FinTech Payment Platform Scale-Up

The Challenge

A rapidly growing FinTech startup had outgrown their initial payment processing infrastructure. Their monolithic system, built for thousands of daily transactions, was now struggling with millions. Response times were climbing, downtime incidents were increasing, and they were losing deals because enterprise clients demanded better reliability guarantees.

They needed to scale their platform 100x while improving reliability from 99.5% to 99.99% uptime, all without disrupting their existing customer base or slowing down feature development.

Our Approach

We designed a comprehensive re-architecture strategy that allowed for incremental migration while maintaining continuous service. The key was building new infrastructure alongside the old, then gradually shifting traffic.

Phase 1: Foundation Architecture

Designed event-driven microservices architecture for horizontal scalability
Implemented multi-region active-active deployment for fault tolerance
Built comprehensive observability stack with distributed tracing
Established automated CI/CD pipelines with canary deployments

Phase 2: Core Services Migration

Extracted payment processing into dedicated, isolated services
Implemented event sourcing for transaction audit trails
Built real-time fraud detection pipeline using stream processing
Migrated to managed Kubernetes with auto-scaling policies

Phase 3: Performance & Reliability

Optimized critical paths achieving sub-100ms latency at p99
Implemented circuit breakers and graceful degradation patterns
Built chaos engineering practices for resilience testing
Achieved PCI-DSS Level 1 certification for enterprise readiness

Key Results

10M+

Daily Transactions

99.99%

Uptime Achieved

<50ms

Avg Response Time

Deal Close Rate

"TYGR Ventures helped us build infrastructure that enterprise clients actually trust. We went from losing deals on reliability concerns to winning them on technical excellence."

- CTO, FinTech Startup

Technology Stack

Cloud: AWS with multi-region active-active deployment
Orchestration: Amazon EKS with Istio service mesh
Messaging: Apache Kafka for event streaming
Data: PostgreSQL (Citus), Redis, TimescaleDB
Observability: Datadog, PagerDuty, custom dashboards
Security: HashiCorp Vault, AWS KMS, SOC 2 Type II

Architecture Highlights

Event-Driven Design. Every transaction creates an immutable event stream, enabling real-time analytics, audit trails, and easy replay for debugging or migration.

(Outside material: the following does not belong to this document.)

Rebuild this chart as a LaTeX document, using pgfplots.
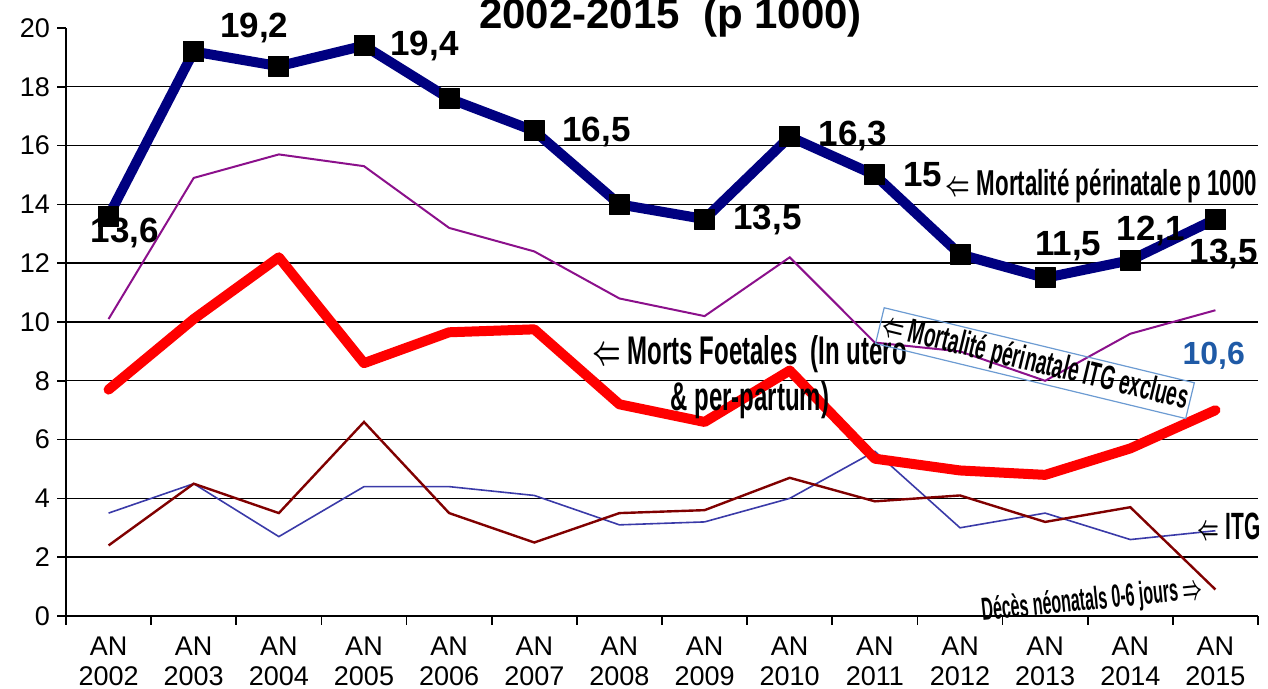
\documentclass[border=0pt]{standalone}
\usepackage{fontspec}
\setmainfont{Liberation Sans}
\usepackage{amsmath}
\usepackage{pgfplots}
\pgfplotsset{compat=1.18}

\definecolor{navyline}{HTML}{000080}
\definecolor{purpleline}{HTML}{8B108B}
\definecolor{itgblue}{HTML}{3A3AA8}
\definecolor{neored}{HTML}{800000}
\definecolor{boxblue}{HTML}{6C9BD2}
\definecolor{numblue}{HTML}{1F5AA6}

% condensed text, as in the original slide
\newcommand{\cond}[2][0.68]{\scalebox{#1}[1]{#2}}
\newcommand{\larr}{$\boldsymbol{\Leftarrow}$}
\newcommand{\rarr}{$\boldsymbol{\Rightarrow}$}

\begin{document}
\begin{tikzpicture}
\begin{axis}[
  name=ax,
  scale only axis,
  width=596pt, height=294pt,
  xmin=-0.5, xmax=13.5,
  ymin=0, ymax=20,
  clip=false,
  axis lines=left,
  axis line style={-, black, line width=0.8pt},
  tick align=outside,
  major tick length=4.5pt,
  tick style={black, line width=0.8pt},
  ytick={0,2,...,18},
  extra y ticks={20},
  extra y tick style={grid=none},
  ymajorgrids,
  grid style={black, line width=0.7pt},
  xtick={-0.5,0.5,...,13.5},
  xticklabels={},
  extra x ticks={0,...,13},
  extra x tick labels={AN\\2002,AN\\2003,AN\\2004,AN\\2005,AN\\2006,AN\\2007,AN\\2008,
    AN\\2009,AN\\2010,AN\\2011,AN\\2012,AN\\2013,AN\\2014,AN\\2015},
  extra x tick style={major tick length=0pt, grid=none,
    xticklabel style={align=center, yshift=-7pt}},
  /pgf/number format/assume math mode=true,
  ticklabel style={font=\fontsize{13.5}{15}\selectfont},
]
% Mortalite perinatale ITG exclues
\addplot[purpleline, line width=1pt] coordinates {
  (0,10.1) (1,14.9) (2,15.7) (3,15.3) (4,13.2) (5,12.4) (6,10.8)
  (7,10.2) (8,12.2) (9,9.3) (10,9.0) (11,8.0) (12,9.6) (13,10.4)
};
% ITG
\addplot[itgblue, line width=0.8pt] coordinates {
  (0,3.5) (1,4.5) (2,2.7) (3,4.4) (4,4.4) (5,4.1) (6,3.1)
  (7,3.2) (8,4.0) (9,5.6) (10,3.0) (11,3.5) (12,2.6) (13,2.9)
};
% Deces neonatals 0-6 jours
\addplot[neored, line width=1.2pt] coordinates {
  (0,2.4) (1,4.5) (2,3.5) (3,6.6) (4,3.5) (5,2.5) (6,3.5)
  (7,3.6) (8,4.7) (9,3.9) (10,4.1) (11,3.2) (12,3.7) (13,0.9)
};
% Morts foetales
\addplot[red, line width=5pt, line join=round, line cap=round] coordinates {
  (0,7.7) (1,10.1) (2,12.2) (3,8.6) (4,9.65) (5,9.75) (6,7.2)
  (7,6.6) (8,8.35) (9,5.35) (10,4.95) (11,4.8) (12,5.7) (13,7.0)
};
% Mortalite perinatale p 1000
\addplot[navyline, line width=5pt, line join=round,
  mark=square*, mark size=5pt,
  mark options={draw=black, fill=black, line width=0.5pt, rounded corners=1.5pt}] coordinates {
  (0,13.6) (1,19.2) (2,18.7) (3,19.4) (4,17.6) (5,16.5) (6,14.0)
  (7,13.5) (8,16.3) (9,15.0) (10,12.3) (11,11.5) (12,12.1) (13,13.5)
};

% value labels
\begin{scope}[every node/.style={font=\bfseries\fontsize{17.5}{19}\selectfont}]
\node at (axis cs:0.19,13.03) {13,6};
\node at (axis cs:1.71,19.99) {19,2};
\node at (axis cs:3.71,19.39) {19,4};
\node at (axis cs:5.73,16.46) {16,5};
\node at (axis cs:7.74,13.47) {13,5};
\node at (axis cs:8.74,16.34) {16,3};
\node at (axis cs:9.56,15.0) {15};
\node at (axis cs:11.27,12.58) {11,5};
\node at (axis cs:12.24,13.1) {12,1};
\node at (axis cs:13.1,12.31) {13,5};
\end{scope}

% title (cut at the top, as in the original)
\node[anchor=base, font=\bfseries\fontsize{21}{24}\selectfont] at (axis cs:6.6,19.98) {2002-2015\ \ (p 1000)};

% annotations
\node[anchor=west, inner sep=0pt, font=\bfseries\fontsize{18}{20}\selectfont] at (axis cs:9.83,14.62)
  {\cond[0.62]{\larr{} Mortalité périnatale p 1000}};
\node[align=center, font=\bfseries\fontsize{20}{23}\selectfont] at (axis cs:7.53,8.13)
  {\cond[0.6]{\larr{} Morts Foetales\ \ (In utero}\\\cond[0.6]{\& per-partum)}};
\node[draw=boxblue, line width=0.6pt, rotate=-13.6, inner sep=1.2pt,
  font=\bfseries\fontsize{17}{19}\selectfont] at (axis cs:10.88,8.6)
  {\cond[0.56]{\larr{} Mortalité périnatale ITG exclues}};
\node[text=numblue, font=\bfseries\fontsize{16}{18}\selectfont] at (axis cs:12.98,8.84) {10,6};
\node[anchor=west, inner sep=0pt, font=\bfseries\fontsize{19}{21}\selectfont] at (axis cs:12.79,3.03)
  {\cond[0.55]{\larr{} ITG}};
\node[rotate=5.8, font=\bfseries\fontsize{16}{18}\selectfont] at (axis cs:11.55,0.5)
  {\cond[0.5]{Décès néonatals 0-6 jours \rarr}};
\end{axis}
\pgfresetboundingbox
\path[use as bounding box] ([shift={(-33pt,-36.5pt)}]ax.south west) rectangle ([shift={(5pt,14pt)}]ax.north east);
\end{tikzpicture}
\end{document}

Multi-Region Resilience. Active-active deployment across three AWS regions means no single point of failure. Traffic automatically routes around any regional issues.

Zero-Downtime Deployments. Blue-green deployments with automated canary analysis allow multiple production releases per day without service interruption.

Business Impact

The new platform directly enabled the company to close their Series B funding round, with investors citing the technical infrastructure as a key differentiator. Enterprise clients that had previously rejected them due to reliability concerns became customers within months of the new platform launch.

The engineering team's velocity also increased significantly - with proper observability and testing infrastructure, they could ship features faster with confidence.